The arrival of severe monsoon downpours across Mumbai, Pune, and Delhi-NCR has once again exposed a predictable and frustrating reality. Within just a few hours of torrential rain, high-tech corporate hubs and premier residential localities transform into chaotic, waterlogged zones.
This happens despite municipal corporations collectively spending thousands of crores on pre-monsoon desilting contracts, upgraded drainage pipelines, and stormwater infrastructure over the past decade. National disaster data reveals that urban development significantly alters natural water flows, increasing peak flood levels by up to eight times and flood volumes by up to six times compared to rural areas. The structural reasons behind this seasonal paralysis reveal why
Indian cities sink so rapidly.
The Colonial Scale Deficit: Systems Overwhelmed by Modern Deluges
The primary engineering bottleneck in India’s leading metros is an outdated design standard. Major parts of Mumbai’s core drainage network were laid during the 19th century and designed to handle a rainfall intensity of just 25 millimetres per hour. Similarly, the drainage blueprints for central Delhi and Pune’s older commercial sectors were mapped out decades ago based on vastly lower population metrics and predictable weather cycles.
Climate change has fundamentally broken these old assumptions. Instead of steady, distributed rainfall over a standard monsoon season, cities now routinely experience hyper-localised, cloudburst-like spells that dump over 100 millimetres of rain within a couple of hours. Because the physical cross-section and carrying capacity of the existing underground pipe network cannot handle this volume of water, storm drains quickly fill up and push excess runoff back onto the streets.
The Concretisation Trap: Eliminating the Natural Soil Sponge
Rapid and unscientific urban growth has systematically covered up the natural earth that once absorbed rainwater. Open soil fields, green verges, and unpaved areas have been completely replaced by asphalt roads, concrete pavements, flyover columns, and interlocking tiles.
- Zero Infiltration: Concretised surfaces stop rainwater from naturally soaking into the ground, turning almost 90% of a downpour into instant surface runoff.
- The Vanishing Green Cover: Satellite tracking across expanding IT and commercial corridors in Pune and Gurugram reveals that critical green cover has fallen well below the globally recommended 33% threshold.
- Disappearing Catchment Lakes: Over the past few decades, urban wetlands, local ponds, and low-lying marshlands have been systematically filled in and built over, destroying the natural retention bowls that used to trap overflow.

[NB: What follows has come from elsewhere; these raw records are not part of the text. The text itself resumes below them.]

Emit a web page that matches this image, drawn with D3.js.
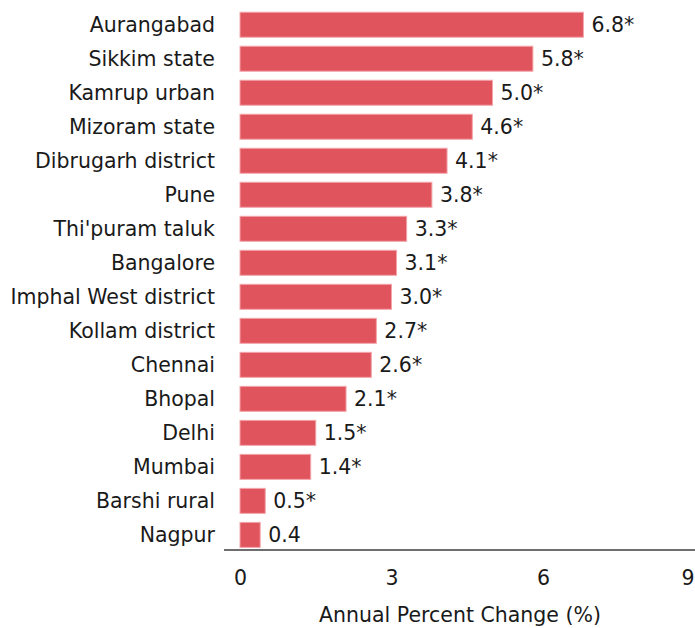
<!DOCTYPE html>
<html>
<head>
<meta charset="utf-8">
<script src="https://cdn.jsdelivr.net/npm/d3@7"></script>
<style>
  body { margin: 0; background: #fff; }
  text { font-family: "Century Gothic", "DejaVu Sans", sans-serif; fill: #1a1a1a; }
</style>
</head>
<body>
<div id="chart"></div>
<script>
const places = ["Aurangabad", "Sikkim state", "Kamrup urban", "Mizoram state", "Dibrugarh district",
  "Pune", "Thi'puram taluk", "Bangalore", "Imphal West district", "Kollam district",
  "Chennai", "Bhopal", "Delhi", "Mumbai", "Barshi rural", "Nagpur"];
const apc = [6.8, 5.8, 5.0, 4.6, 4.1, 3.8, 3.3, 3.1, 3.0, 2.7, 2.6, 2.1, 1.5, 1.4, 0.5, 0.4];
const significant = [true, true, true, true, true, true, true, true, true, true, true, true, true, true, true, false];
const xTicks = [0, 3, 6, 9];

const width = 695, height = 628;
const fontSize = "20.5px";
const data = places.map((p, i) => ({ place: p, value: apc[i], sig: significant[i] }));

const svg = d3.select("#chart").append("svg")
  .attr("width", width)
  .attr("height", height);

const x = d3.scaleLinear().domain([0, 9]).range([240, 694.5]);
const y = d3.scaleBand().domain(places).range([7.8, 551.8]).paddingInner(0.265).paddingOuter(0.13);

// bars
svg.selectAll("rect.bar")
  .data(data)
  .join("rect")
  .attr("class", "bar")
  .attr("x", x(0))
  .attr("y", d => y(d.place))
  .attr("width", d => x(d.value) - x(0))
  .attr("height", y.bandwidth())
  .attr("fill", "#e0545e")
  .attr("stroke", "#f3a5aa")
  .attr("stroke-width", 1);

// category labels
svg.selectAll("text.cat")
  .data(data)
  .join("text")
  .attr("class", "cat")
  .attr("x", 215)
  .attr("y", d => y(d.place) + y.bandwidth() / 2)
  .attr("dy", "0.35em")
  .attr("text-anchor", "end")
  .style("font-size", fontSize)
  .text(d => d.place);

// value labels
svg.selectAll("text.val")
  .data(data)
  .join("text")
  .attr("class", "val")
  .attr("x", d => x(d.value) + 8)
  .attr("y", d => y(d.place) + y.bandwidth() / 2)
  .attr("dy", "0.35em")
  .style("font-size", fontSize)
  .text(d => d.value.toFixed(1) + (d.sig ? "*" : ""));

// x axis
const xAxis = svg.append("g")
  .attr("transform", "translate(0,550)")
  .call(d3.axisBottom(x).tickValues(xTicks).tickSize(0).tickPadding(20));
xAxis.select(".domain").remove();
xAxis.append("line")
  .attr("x1", 224).attr("x2", width)
  .attr("stroke", "#6e6e6e").attr("stroke-width", 2);
xAxis.selectAll(".tick text")
  .style("font-size", fontSize)
  .attr("fill", "#1a1a1a")
  .style("font-family", "\"Century Gothic\", \"DejaVu Sans\", sans-serif")
  .attr("text-anchor", d => d === 9 ? "end" : "middle")
  .attr("dx", d => d === 9 ? 0 : 0)
  .attr("x", d => d === 9 ? width - x(9) - 1 : 0);

svg.append("text")
  .attr("x", 460)
  .attr("y", 615)
  .attr("dy", "0.35em")
  .attr("text-anchor", "middle")
  .style("font-size", fontSize)
  .text("Annual Percent Change (%)");
</script>
</body>
</html>
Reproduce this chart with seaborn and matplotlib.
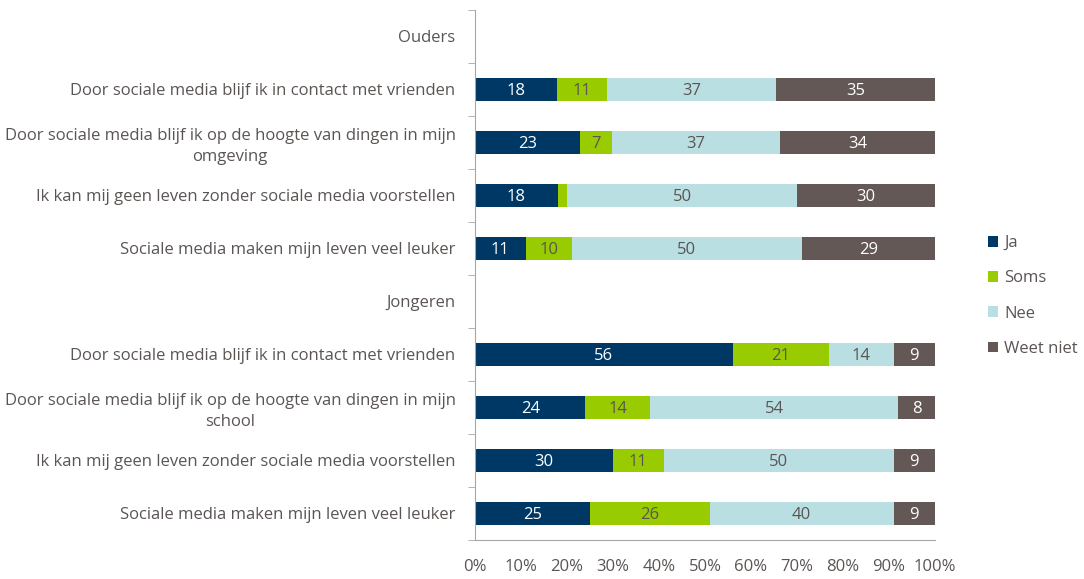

Fragmented Governance and Broken Drainage Channels
The financial outlays allocated for flood mitigation are frequently compromised by uncoordinated execution and fragmented governance. In any typical Indian metro, a single drainage line might be managed by multiple independent public bodies, including municipal corporations, regional development authorities, state public works departments, and national highway agencies.
This split ownership means that newly widened roads often lack corresponding upgrades to their drainage outlets. Furthermore, because stormwater channels are rarely separated from municipal sewer networks, solid garbage, plastic wrappers, and raw construction debris constantly flow into the system. This debris chokes critical underground bends long before annual pre-monsoon desilting operations even begin, leaving the city highly vulnerable to the next big storm.